Marc Pelletier said:
You are right. On 10,000 iterations the execution time is virtually the
same.

But I disagree with your other assertion, that I shouldn't worry about
those issues until I find a bottleneck. I am just learning csharp and this
is surely the time to establish good practices in this language. Good
coding style, once established, can carry you far. For example the
execution time in this case is the same, but the unnested version is much
easier to debug.

So write that more readable code, as I suggested. If one version is
"much easier to debug", use that version until you find some *really
good* reason not to. It would be silly (IMO) to write less readable
code *everywhere* just because there's a very small chance that the
bottleneck in your code is due to one micro-optimisation. It's far more
likely to end up being either something you can't easily control
(bandwidth, another server, etc), an algorithm, or some combination of
the two (one particular way of doing something which eats bandwidth
when there's an alternative available). I can't remember the last time
a micro-optimisation like this was a problem.
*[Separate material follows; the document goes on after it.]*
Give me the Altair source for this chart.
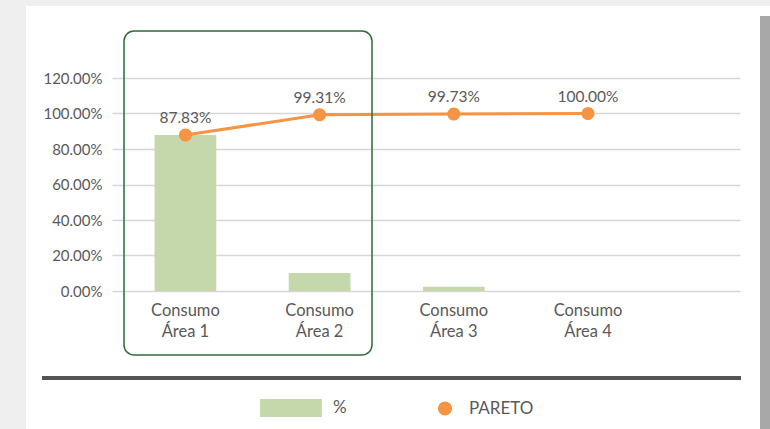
import altair as alt
import pandas as pd

categories = ["Consumo Área 1", "Consumo Área 2", "Consumo Área 3", "Consumo Área 4"]
share = [0.8783, 0.101, 0.024, 0.0]
pareto = [0.8783, 0.9931, 0.9973, 1.0]
y_ticks = [0, 0.2, 0.4, 0.6, 0.8, 1.0, 1.2]
series = ["%", "PARETO"]

df = pd.DataFrame({"cat": categories, "share": share, "pareto": pareto, "serie": "PARETO"})

FONT = "Lato"
TXT = "#595959"
GREEN = "#c4d8ac"
ORANGE = "#f59443"

x_axis = alt.Axis(
    labelExpr="split(replace(datum.label, 'Consumo ', 'Consumo|'), '|')",
    labelAngle=0,
    labelFont=FONT,
    labelFontSize=16.5,
    labelColor=TXT,
    labelPadding=11,
    labelLineHeight=21,
    labelOverlap=False,
    ticks=False,
    domain=False,
    grid=False,
)
x_scale = alt.Scale(paddingInner=0.54, paddingOuter=0.61, align=0.26)

y_scale = alt.Scale(domain=[0, 1.2], nice=False, zero=True)
y_axis = alt.Axis(
    format=".2%",
    values=y_ticks,
    labelFont=FONT,
    labelFontSize=15,
    labelColor=TXT,
    labelPadding=10,
    labelOverlap=False,
    ticks=False,
    domain=False,
    gridColor="#d6d6d6",
    gridWidth=1.5,
    title=None,
)


def X():
    return alt.X("cat:N", sort=categories, title=None, scale=x_scale, axis=x_axis)


def Y(field):
    return alt.Y(field, type="quantitative", scale=y_scale, axis=y_axis)


base = alt.Chart(df)
one = pd.DataFrame({"k": [0]})

# frame of the screenshot card (decoration, outside plot area)
left_strip = alt.Chart(one).mark_rect(fill="#efefef").encode(
    x=alt.value(-112), x2=alt.value(-86), y=alt.value(-78), y2=alt.value(351)
)
top_strip = alt.Chart(one).mark_rect(fill="#efefef").encode(
    x=alt.value(-112), x2=alt.value(658), y=alt.value(-78), y2=alt.value(-72)
)
shadow = alt.Chart(one).mark_rect(fill="#a8a8a8").encode(
    x=alt.value(648), x2=alt.value(658), y=alt.value(-62), y2=alt.value(351)
)

bars = base.mark_bar(color=GREEN).encode(x=X(), y=Y("share"))

line = base.mark_line(color=ORANGE, strokeWidth=3).encode(x=X(), y=Y("pareto"))

rect_path = "M-1.03,-0.3H1.03V0.3H-1.03Z"
circ_path = "M0.833,0A0.233,0.233 0 1,1 0.367,0A0.233,0.233 0 1,1 0.833,0Z"
circ_plot = "M0.217,0A0.217,0.217 0 1,1 -0.217,0A0.217,0.217 0 1,1 0.217,0Z"

points = base.mark_point(filled=True, opacity=1, shape=circ_plot, size=3600).encode(
    x=X(),
    y=Y("pareto"),
    color=alt.Color(
        "serie:N",
        scale=alt.Scale(domain=series, range=[GREEN, ORANGE]),
        legend=alt.Legend(
            title=None,
            orient="none",
            legendX=149,
            legendY=300,
            direction="horizontal",
            symbolType=rect_path,
            symbolSize=3600,
            labelFont=FONT,
            labelFontSize=17,
            labelColor=TXT,
            labelOffset=12,
            columnPadding=50,
            symbolStrokeWidth=0,
        ),
    ),
)

legend_layer = alt.Chart(pd.DataFrame({"serie": series})).mark_point(filled=True, opacity=0, size=3600).encode(
    color=alt.Color("serie:N", scale=alt.Scale(domain=series, range=[GREEN, ORANGE])),
    shape=alt.Shape("serie:N", scale=alt.Scale(domain=series, range=[rect_path, circ_path])),
    x=alt.value(0),
    y=alt.value(0),
)

labels = base.mark_text(dy=-17, font=FONT, fontSize=15.5, color=TXT).encode(
    x=X(),
    y=Y("pareto"),
    text=alt.Text("pareto:Q", format=".2%"),
)

box = alt.Chart(one).mark_rect(
    fill=None, stroke="#2e6b3a", strokeWidth=1.5, cornerRadius=10
).encode(x=alt.value(12), x2=alt.value(260), y=alt.value(-47), y2=alt.value(277))

sep = alt.Chart(one).mark_rule(color="#555555", strokeWidth=4).encode(
    x=alt.value(-70), x2=alt.value(629), y=alt.value(300)
)

chart = (
    alt.layer(bars, line, points, legend_layer, labels, box, sep, left_strip, top_strip, shadow)
    .resolve_scale(color="shared", shape="shared")
    .properties(
        width=628,
        height=213,
        autosize=alt.AutoSizeParams(type="none"),
        padding={"left": 112, "top": 78, "right": 30, "bottom": 138},
        background="white",
    )
    .configure_view(stroke=None, clip=False)
)

chart.save("out.html", embed_options={"renderer": "svg", "actions": False})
(There's a big difference between this and the similar-looking decision
to use a StringBuilder when building up long strings. That's not a
micro-optimisation of syntax which you can reasonably hope the JIT can
compile away; it's a fundamental problem of creating too many objects.
Even that decision is only relevant when you know the number of strings
to append could end up being reasonably large (or more).)

It's important to get *architecture* right early on - that can make a
*huge* difference to performance, and is very hard to fix later on, but
not actual code.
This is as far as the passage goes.